Başkanlık sistemi zaten şu anda bunu zorluyor. Halkın seçtiği bir Cumhurbaşkanı gerekli gördüğü hallerde dilediği zaman Bakanlar Kurulu’nu toplar ve başkanlık eder. Bu, zorlayacak sistemi artık bundan sonra. Başkanlık sistemi artık gereklidir. Başkanlık sistemi artık ihtiyaçtır. Başkanlık seçimlerinde kazanan yüzde 51 ile kazanırken hemen arkasındakinin yüzde 49 ile seçimi kaybetmesi, muhalefete devamlı olarak şunu söyleyecektir; ‘evet bu sefer olmadı ama bir dahaki seferde olacak’. Bir dahaki seferde bu işi bitireceğim, alacağım. İktidar ümidi var.

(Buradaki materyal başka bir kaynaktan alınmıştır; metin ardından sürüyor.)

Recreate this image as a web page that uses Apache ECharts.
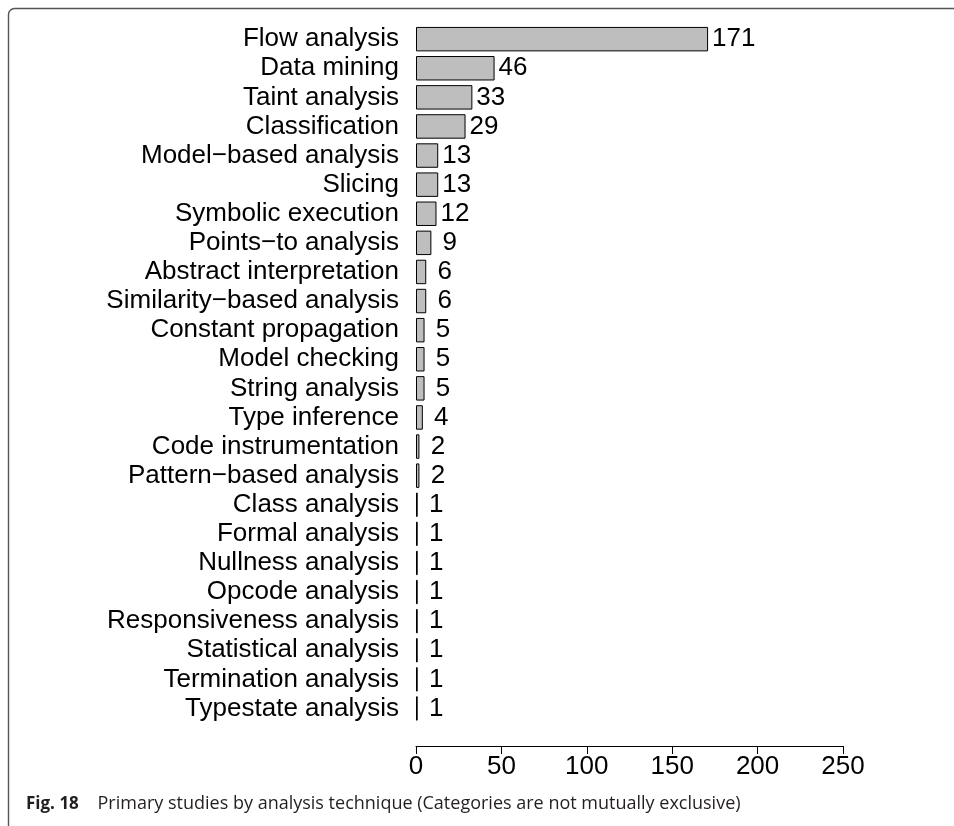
<!DOCTYPE html>
<html><head><meta charset="utf-8">
<script src="https://cdn.jsdelivr.net/npm/echarts@6/dist/echarts.min.js"></script>
<style>html,body{margin:0;padding:0;background:#fff}#c{width:954px;height:826px}</style>
</head><body><div id="c"></div>
<script>
const categories = ["Flow analysis","Data mining","Taint analysis","Classification","Model\u2212based analysis","Slicing","Symbolic execution","Points\u2212to analysis","Abstract interpretation","Similarity\u2212based analysis","Constant propagation","Model checking","String analysis","Type inference","Code instrumentation","Pattern\u2212based analysis","Class analysis","Formal analysis","Nullness analysis","Opcode analysis","Responsiveness analysis","Statistical analysis","Termination analysis","Typestate analysis"];
const counts = [171,46,33,29,13,13,12,9,6,6,5,5,5,4,2,2,1,1,1,1,1,1,1,1];
const xTicks = [0,50,100,150,200,250];

const FONT = "'Liberation Sans', Arial, Helvetica, sans-serif";
const chart = echarts.init(document.getElementById('c'), null, {renderer:'canvas'});
chart.setOption({
  animation:false,
  grid:{left:416,right:111,top:24.6,bottom:103,containLabel:false},
  xAxis:{type:'value',min:xTicks[0],max:xTicks[xTicks.length-1],interval:50,offset:23,
    axisLine:{show:true,lineStyle:{color:'#000',width:1}},
    axisTick:{show:true,length:8,inside:false,lineStyle:{color:'#000',width:1}},
    axisLabel:{fontSize:26,color:'#000',fontFamily:FONT,margin:8},
    splitLine:{show:false}},
  yAxis:{type:'category',data:categories,inverse:true,
    axisLine:{show:false},axisTick:{show:false},
    axisLabel:{interval:0,fontSize:26,color:'#000',fontFamily:FONT,margin:17}},
  series:[{type:'bar',data:counts,barCategoryGap:'16%',
    itemStyle:{color:'#bebebe',borderColor:'#000',borderWidth:1},
    label:{show:true,position:'right',distance:4,color:'#000',fontSize:26,fontFamily:FONT,
      formatter:p=>String(p.value).padStart(2,' ')}}],
  graphic:[
    {type:'rect',silent:true,shape:{x:8.5,y:8.5,width:2000,height:2000,r:[6,0,0,0]},
      style:{fill:'none',stroke:'#555',lineWidth:1.4}},
    {type:'text',left:26,top:795,silent:true,style:{
      text:'{b|Fig. 18}{s|    }Primary studies by analysis technique (Categories are not mutually exclusive)',
      fill:'#231f20',font:"18px 'Open Sans', sans-serif",
      rich:{b:{fontWeight:'bold',fontSize:17,fontFamily:"'Open Sans', sans-serif",fill:'#231f20'},
            s:{fontSize:18,fontFamily:"'Open Sans', sans-serif"}}}}
  ]
});
</script></body></html>
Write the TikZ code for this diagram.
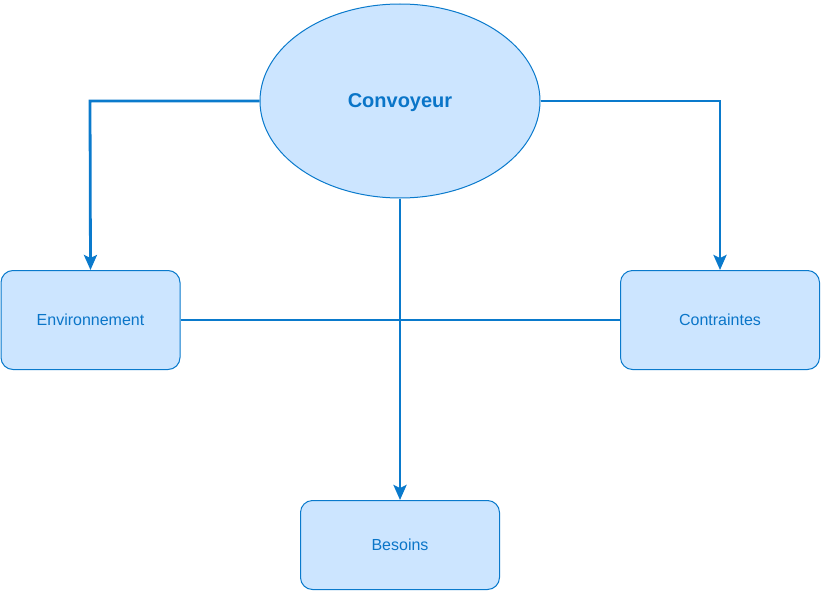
\documentclass[tikz,border=0pt]{standalone}
\usepackage{fontspec}
\setmainfont{Liberation Sans}
\usetikzlibrary{shapes.geometric,arrows.meta}
\definecolor{boxfill}{HTML}{CCE5FF}
\definecolor{boxline}{HTML}{0A7ACC}
\definecolor{txt}{HTML}{0A75C8}
\tikzset{
  x=1pt,y=-1pt,
  box/.style={draw=boxline,fill=boxfill,rounded corners=12pt,line width=1pt,
    minimum width=179pt,minimum height=99pt,inner sep=0pt,text=txt,
    font=\fontsize{16}{19}\selectfont},
  oval/.style={ellipse,draw=boxline,fill=boxfill,line width=1pt,
    minimum width=280pt,minimum height=194pt,inner sep=0pt,
    font=\fontsize{20}{24}\selectfont\bfseries},
  thin/.style={draw=boxline,line width=1.5pt},
  arr/.style={draw=boxline,line width=2.8pt,-{Stealth[length=15pt,width=13pt,inset=3pt]}},
}
\begin{document}
\begin{tikzpicture}
\useasboundingbox (0,0) rectangle (821,591);
\node[oval] (conv) at (400,101) {};
\node[text=txt,font=\fontsize{20}{24}\selectfont\bfseries] (convt) at (400,103) {Convoyeur};
\node[box] (env) at (90.5,320) {Environnement};
\node[box,minimum width=199pt] (con) at (720,320) {Contraintes};
\node[box,minimum width=199pt,minimum height=89pt] (bes) at (400,545) {Besoins};
\coordinate (c1) at (90,101);
\coordinate (c2) at (720,101);
\coordinate (mid) at (400,320);
\draw[arr] (conv.west) -- (c1) -- (env.north);
\draw[arr] (conv.east) -- (c2) -- (con.north);
\draw[thin] (env.east) -- (con.west);
\draw[thin] (conv.south) -- (mid);
\draw[arr] (mid) -- (bes.north);
\end{tikzpicture}
\end{document}
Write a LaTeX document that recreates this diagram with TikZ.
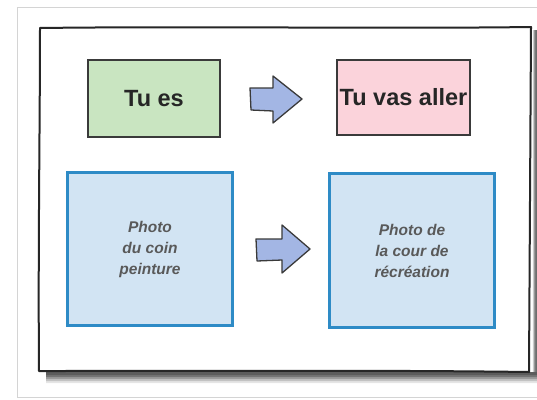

Bugün muhalefet maalesef ‘olmasın, yapılmasın, iktidar başarılı olmasın’ üzerine kurgulanarak hareket ediyor. Halbuki olsun, Türkiye’de sistem demokrasi ve hukuk anlamında normal sağlıklı bir zemine otursun. Çünkü ‘yarın ben geleceğim bana lazım olacak bu sistem diyemiyor’ muhalefet şu anda. Onun için başkanlık sistemi Türkiye’de, ama bunu illaki birilerini tatmin ederek de yapmak zorunda değiliz. ABD başkanlık sistemi, Fransız yarı başkanlık sistemi gibi biz Türk sistemini üretmemiz lazım. Bunun da yolları vardır. Bu iki turlu iki parlamentolu olabilir. Birisi sıfır barajlı herkesin seçilip geldiği gerçek anlamda milletin temsilcilerinin olduğu bir yer, diğeri de başkanla beraber seçilen yüzde 51, 49 esasına göre Meclis’te çoğunluğu koruyan yani yürütmeyi başkanın çoğunluğunu sağlayan iki sistem kurulabilir. Birisi daha çok yürütme üzerine konularla ilgili çalışırken diğeri de sadece yasama ve denetimle ilgili konuların daha çok içinde bulunur. Zamanını da geçirmemek lazım. Türkiye kaybeder çünkü.